Led by Susan O’Brien QC, the inquiry will look into allegations of physical and sexual abuse endured by children in care dating back decades.
The whole process is beginning to look shambolic.Alan Draper, spokesman for In-Care Abuse Survivors
The inquiry is expected to report to Scottish Government ministers within four years and will provide a “public acknowledgement” of survivors’ suffering.
But survivors’ groups have expressed frustration at the lack of progress so far, including failure to appoint a panel to assist Ms O’Brien and failure to respond to a request for survivors to be legally represented in accordance with the Inquires Act.
Alan Draper, a spokesman for In-Care Abuse Survivors (Incas), said: “The failure to appoint a panel to assist Susan O’Brien prior to the start date suggests incompetence and will only result in yet further delays to the work of the inquiry, as we assume that anybody appointed will not be able to start work immediately .
“The failure of the chair and government to respond to our requests for meetings to discuss the remit of the inquiry and a redress scheme for survivors has left us questioning the commitment of government.
“The whole process is beginning to look shambolic. Survivors were feeling euphoric following the announcement of the inquiry, but are now left feeling that they are being let down, yet again, by those in authority.”
A spokesman for the group White Flowers Alba, which claims to represent around 30 survivors, added: “We’re extremely angry that we’ve been cold-shouldered now for four months.”
The inquiry has called for survivors make contact in writing, while organisations with records relevant to the inquiry are being asked to ensure they are preserved,
Ms O’Brien said: “Today is a significant first step in starting up the work of the Historical Child Abuse Inquiry.
From the outset, I am keen to ensure that survivors know that we will listen carefully to their experiences, and that we will work hard to understand the lessons of the past in order to ensure that we keep our children safe in the future.”
Ms O’Brien added: “Once the Scottish Government has appointed the inquiry panel members, and I have had a chance to discuss the issues with them, we will set out in detail the ways in which we will run the Inquiry and take evidence from witnesses.
“Counsel to the inquiry will be in touch with survivors’ representatives during October to make sure that their views are considered before that happens.

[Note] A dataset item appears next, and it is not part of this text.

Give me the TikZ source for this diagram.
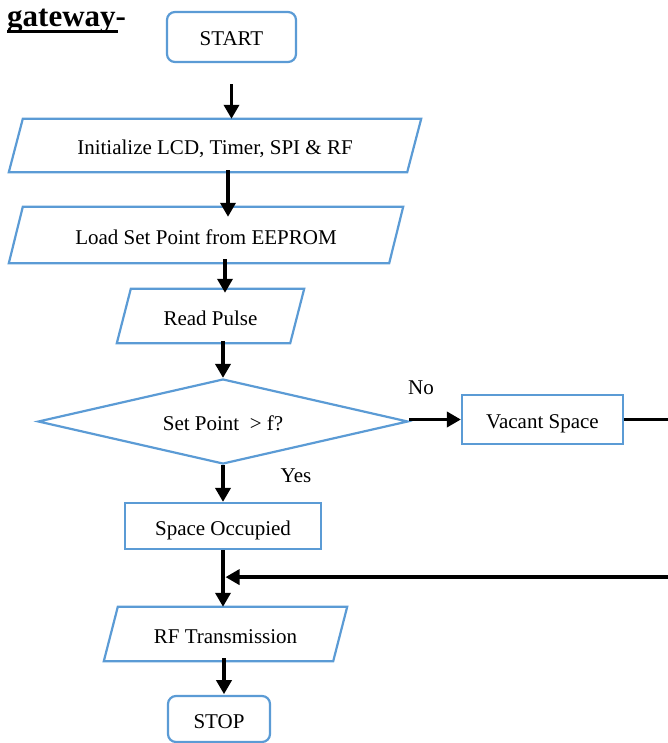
\documentclass[tikz,border=0pt]{standalone}
\usepackage{fontspec}
\setmainfont{Liberation Serif}
\usetikzlibrary{arrows.meta,shapes.geometric,calc}
\definecolor{flowblue}{HTML}{5B9BD5}
\begin{document}
\begin{tikzpicture}[x=1pt,y=-1pt,
  txt/.style={font=\fontsize{21}{25}\selectfont,inner sep=0pt,text height=18pt,text depth=0pt},
  box/.style={txt,draw=flowblue,line width=2.2pt},
  term/.style={box,rounded corners=8pt},
  proc/.style={box},
  iobox/.style={txt},
  para/.style={draw=flowblue,line width=2.2pt,line join=miter},
  decide/.style={box,shape=diamond,aspect=4.35},
  arr/.style={line width=3.5pt,-{Triangle[width=15pt,length=14pt]}},
  lbl/.style={font=\fontsize{21}{25}\selectfont,inner sep=0pt,anchor=base}]
\useasboundingbox (0,0) rectangle (668,743);
\clip (0,0) rectangle (668,743);

% title
\node[font=\fontsize{31}{36}\selectfont\bfseries,inner sep=0pt,anchor=base west] (title) at (7,27) {gateway-};
\draw[line width=2.2pt] ([yshift=-4.5pt]title.base west) -- ([yshift=-4.5pt,xshift=111pt]title.base west);

% nodes
\node[term,minimum width=129pt,minimum height=50pt] (start) at (231.5,37) {START};

\node[iobox,minimum width=398pt,minimum height=53pt] (init) at (215,145.5) {Initialize LCD, Timer, SPI \& RF};
\draw[para] ([xshift=7pt]init.north west) -- ([xshift=7pt]init.north east) -- ([xshift=-7pt]init.south east) -- ([xshift=-7pt]init.south west) -- cycle;

\node[iobox,minimum width=380pt,minimum height=56pt] (load) at (206,235) {Load Set Point from EEPROM};
\draw[para] ([xshift=7pt]load.north west) -- ([xshift=7pt]load.north east) -- ([xshift=-7pt]load.south east) -- ([xshift=-7pt]load.south west) -- cycle;

\node[iobox,minimum width=173pt,minimum height=54pt] (read) at (210.5,316) {Read Pulse};
\draw[para] ([xshift=7pt]read.north west) -- ([xshift=7pt]read.north east) -- ([xshift=-7pt]read.south east) -- ([xshift=-7pt]read.south west) -- cycle;

\node[decide,minimum width=370pt,minimum height=85pt] (dec) at (223,421.5) {Set Point~ > f?};

\node[proc,minimum width=161pt,minimum height=49pt] (vac) at (542.5,419.5) {Vacant Space};

\node[proc,minimum width=196pt,minimum height=46pt] (occ) at (223,526) {Space Occupied};

\node[iobox,minimum width=229pt,minimum height=54pt] (rf) at (225.5,634) {RF Transmission};
\draw[para] ([xshift=7pt]rf.north west) -- ([xshift=7pt]rf.north east) -- ([xshift=-7pt]rf.south east) -- ([xshift=-7pt]rf.south west) -- cycle;

\node[term,minimum width=102pt,minimum height=46pt] (stop) at (219,719) {STOP};

% labels
\node[lbl] (nolbl) at (421,394) {No};
\node[lbl] (yeslbl) at (296,482) {Yes};

% connectors
\draw[arr] ([yshift=-21pt]start.south) -- (start.south |- init.north);
\draw[arr] ($(init.south)+(13,-2)$) -- ($(load.north)+(22,10)$);
\draw[arr] ($(load.south)+(19,-4)$) -- ($(read.north)+(14.5,4)$);
\draw[arr] ($(dec.north)+(0,-37)$) -- (dec.north);
\draw[arr] (dec.east |- vac.west) -- (vac.west);
\draw[arr] (dec.south) -- (occ.north);
\draw[arr] (occ.south) -- (occ.south |- rf.north);
\coordinate (join) at ($(occ.south)+(0,27)$);
\draw[arr,shorten >=2.5pt] (vac.east) -- ++(80,0) |- (join);
\draw[arr] ($(rf.south)+(-1.5,-3)$) -- ($(rf.south)+(-1.5,33)$);
\end{tikzpicture}
\end{document}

“It would be helpful if all other interested parties made themselves known to the inquiry now, so that their views can also be taken into account.”

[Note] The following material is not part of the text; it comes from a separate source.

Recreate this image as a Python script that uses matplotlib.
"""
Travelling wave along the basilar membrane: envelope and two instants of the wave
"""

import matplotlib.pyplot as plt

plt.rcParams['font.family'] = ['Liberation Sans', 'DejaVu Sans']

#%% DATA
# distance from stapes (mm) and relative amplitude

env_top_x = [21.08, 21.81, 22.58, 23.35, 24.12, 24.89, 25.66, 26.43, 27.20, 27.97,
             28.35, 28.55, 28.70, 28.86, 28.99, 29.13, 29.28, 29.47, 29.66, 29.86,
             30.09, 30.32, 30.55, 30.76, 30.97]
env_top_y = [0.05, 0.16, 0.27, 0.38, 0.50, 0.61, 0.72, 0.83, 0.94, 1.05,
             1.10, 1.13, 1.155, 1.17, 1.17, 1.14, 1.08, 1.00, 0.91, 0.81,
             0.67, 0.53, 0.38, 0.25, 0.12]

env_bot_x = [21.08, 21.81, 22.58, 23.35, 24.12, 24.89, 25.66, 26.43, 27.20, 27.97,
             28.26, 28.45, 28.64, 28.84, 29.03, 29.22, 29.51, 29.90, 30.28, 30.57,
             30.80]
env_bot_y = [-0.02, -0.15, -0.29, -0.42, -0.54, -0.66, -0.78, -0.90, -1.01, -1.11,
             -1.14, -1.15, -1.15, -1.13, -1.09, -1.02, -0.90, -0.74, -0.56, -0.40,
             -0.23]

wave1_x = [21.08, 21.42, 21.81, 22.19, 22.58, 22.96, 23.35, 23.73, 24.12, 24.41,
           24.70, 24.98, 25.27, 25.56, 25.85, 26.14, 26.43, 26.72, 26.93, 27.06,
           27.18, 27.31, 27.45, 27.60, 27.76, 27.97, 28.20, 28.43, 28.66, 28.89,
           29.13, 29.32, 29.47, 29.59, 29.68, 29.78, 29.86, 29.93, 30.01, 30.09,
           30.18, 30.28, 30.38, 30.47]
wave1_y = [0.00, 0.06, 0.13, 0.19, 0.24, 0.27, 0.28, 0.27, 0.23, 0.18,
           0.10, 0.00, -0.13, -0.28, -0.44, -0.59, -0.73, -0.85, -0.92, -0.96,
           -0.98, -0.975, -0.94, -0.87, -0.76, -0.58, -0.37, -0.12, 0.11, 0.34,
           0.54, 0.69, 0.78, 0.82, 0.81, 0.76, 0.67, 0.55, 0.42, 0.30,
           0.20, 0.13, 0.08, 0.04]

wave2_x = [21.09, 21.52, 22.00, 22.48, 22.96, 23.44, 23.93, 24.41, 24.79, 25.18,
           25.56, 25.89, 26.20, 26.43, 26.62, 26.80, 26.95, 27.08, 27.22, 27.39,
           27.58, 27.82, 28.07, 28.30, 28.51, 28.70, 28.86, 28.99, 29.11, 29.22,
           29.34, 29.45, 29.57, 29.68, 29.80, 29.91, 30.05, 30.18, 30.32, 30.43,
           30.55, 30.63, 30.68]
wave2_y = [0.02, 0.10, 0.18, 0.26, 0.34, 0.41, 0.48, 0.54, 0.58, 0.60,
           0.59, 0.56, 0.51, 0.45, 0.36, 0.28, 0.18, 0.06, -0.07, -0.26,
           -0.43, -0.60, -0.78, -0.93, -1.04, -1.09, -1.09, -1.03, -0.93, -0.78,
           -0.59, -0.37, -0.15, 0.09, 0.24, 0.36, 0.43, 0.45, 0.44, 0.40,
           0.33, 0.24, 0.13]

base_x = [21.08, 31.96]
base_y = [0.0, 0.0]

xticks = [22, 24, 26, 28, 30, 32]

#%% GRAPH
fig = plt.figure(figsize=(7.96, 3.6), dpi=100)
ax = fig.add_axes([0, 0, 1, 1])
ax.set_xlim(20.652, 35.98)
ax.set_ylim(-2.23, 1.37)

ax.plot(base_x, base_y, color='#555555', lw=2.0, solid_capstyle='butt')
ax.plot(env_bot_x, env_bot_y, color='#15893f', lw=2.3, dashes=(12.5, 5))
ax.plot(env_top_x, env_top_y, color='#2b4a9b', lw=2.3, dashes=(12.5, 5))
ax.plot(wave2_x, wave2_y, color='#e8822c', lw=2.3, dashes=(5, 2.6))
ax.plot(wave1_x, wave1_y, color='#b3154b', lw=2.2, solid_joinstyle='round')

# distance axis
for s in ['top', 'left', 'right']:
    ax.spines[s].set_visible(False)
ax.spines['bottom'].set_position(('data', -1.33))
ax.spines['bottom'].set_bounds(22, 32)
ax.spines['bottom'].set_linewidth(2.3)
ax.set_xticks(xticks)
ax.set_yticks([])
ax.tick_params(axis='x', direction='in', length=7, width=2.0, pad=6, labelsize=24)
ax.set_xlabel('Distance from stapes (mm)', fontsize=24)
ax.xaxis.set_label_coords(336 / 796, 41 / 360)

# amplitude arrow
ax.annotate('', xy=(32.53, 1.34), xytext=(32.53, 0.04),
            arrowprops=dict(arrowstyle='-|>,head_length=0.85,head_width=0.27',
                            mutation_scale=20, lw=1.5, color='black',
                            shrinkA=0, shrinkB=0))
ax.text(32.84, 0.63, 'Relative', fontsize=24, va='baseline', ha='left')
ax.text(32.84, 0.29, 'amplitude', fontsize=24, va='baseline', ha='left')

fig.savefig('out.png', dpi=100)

Education secretary Angela Constance unveiled Ms O’Brien as chair of the inquiry in May at the same time as detailing plans to lift a three-year time bar which often prevents abuse survivors bringing claims for damages.
Earlier this week, the Faculty of Advocates said it opposed plans to scrap the time bar.
The Scottish Government said work had begun on recruiting panel members and expert assessors to assist Ms O’Brien in her work.
Recruitment has begun for panel members and expert assessors to assist her.
Ms Constance said: “I want to reiterate my gratitude to all survivors and their supporters who have helped us reach this point. Their willingness to recount such painful experiences was vitally important in helping us set a remit that would deliver the justice they rightly deserve. It is also in response to their guidance that I have said that the inquiry will report back within four years of this start date.
“Many of those who have championed this inquiry have been campaigning a long time and I want to reassure them that they will see it conclude within a reasonable timeframe. Getting here has been a challenge and there is still a long way to go, but I am confident we have taken the time to allow the chair to lay the foundations of an inquiry that will allow us as a society to right historic wrongs.”